Fallita questa strategia, oggi l’Unione Europea corre ai ripari e ha avviato la consultazione MiCA (Markets in Crypto Assets), mirata alla regolamentazione dei mercati e delle borse di scambio. Non si tratta qui di definire cosa siano i crypto-asset ma, con pragmatismo, di regolarne la compravendita. Negli Stati Uniti questo passaggio è stato sostanzialmente espletato l’anno scorso con la quotazione al Nasdaq di Coinbase, la principale borsa di scambio dollaro-bitcoin, collocata a 80 miliardi di dollari, un livello superiore alla capitalizzazione della gran parte degli istituti europei bancari.

Il dibattito negli Usa: le criptovalute sono strumenti finanziari o commodities?

Forte del suo vantaggio, gli Stati Uniti si stanno muovendo su linee di frontiera più avanzate. Certamente la regolamentazione degli stablecoin e della DeFi (Decentralized Finance), ma soprattutto l’affronto degli aspetti definitori. È, per questo, particolarmente rilevante il processo contro Ripple, accusata di aver emesso XRP, la sua criptovaluta, senza l’approvazione della Security Exchange Commission (SEC). La vertenza è se XRP sia uno strumento finanziario, nel qual caso avrebbe dovuto essere autorizzata dalla SEC. Nel diritto statunitense la sentenza di riferimento è Securities and Exchange Commission vs W. J. Howey Co., da cui deriva il cosidetto Howey test che identifica cosa sia uno strumento finanziario (security) in base a quattro criteri:

  • se c’è un investimento di denaro,
  • se l’investimento è in una impresa comune ad altri,
  • se ci si attende di ricavare profitto dall’investimento,
  • se i profitti originano dall’attività di altri.
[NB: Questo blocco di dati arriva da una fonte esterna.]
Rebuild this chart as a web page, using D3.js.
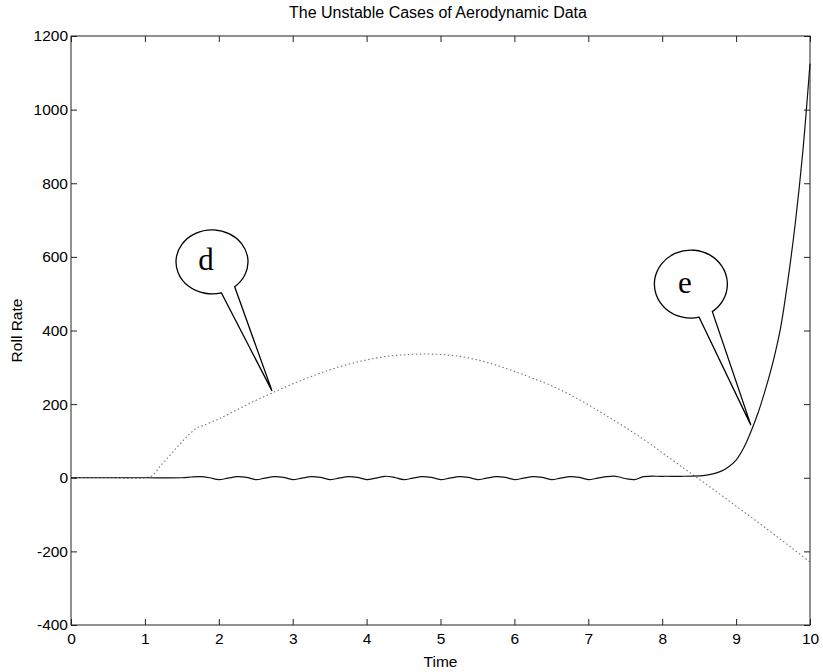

Nel rispetto delle decisioni dei giudici americani, sembra evidente che XRP sia una security ma una decisione in tal senso sarebbe dirompente per il mercato cripto, dove moltissimi crypto-asset hanno una società emittente e un amministratore delegato o, almeno, una fondazione e un leader. Non sfugge a questa casistica nemmeno Ethereum, la seconda piattaforma subito dietro Bitcoin, che ha alle spalle la Ethereum Foundation e il fondatore Vitalik Buterin.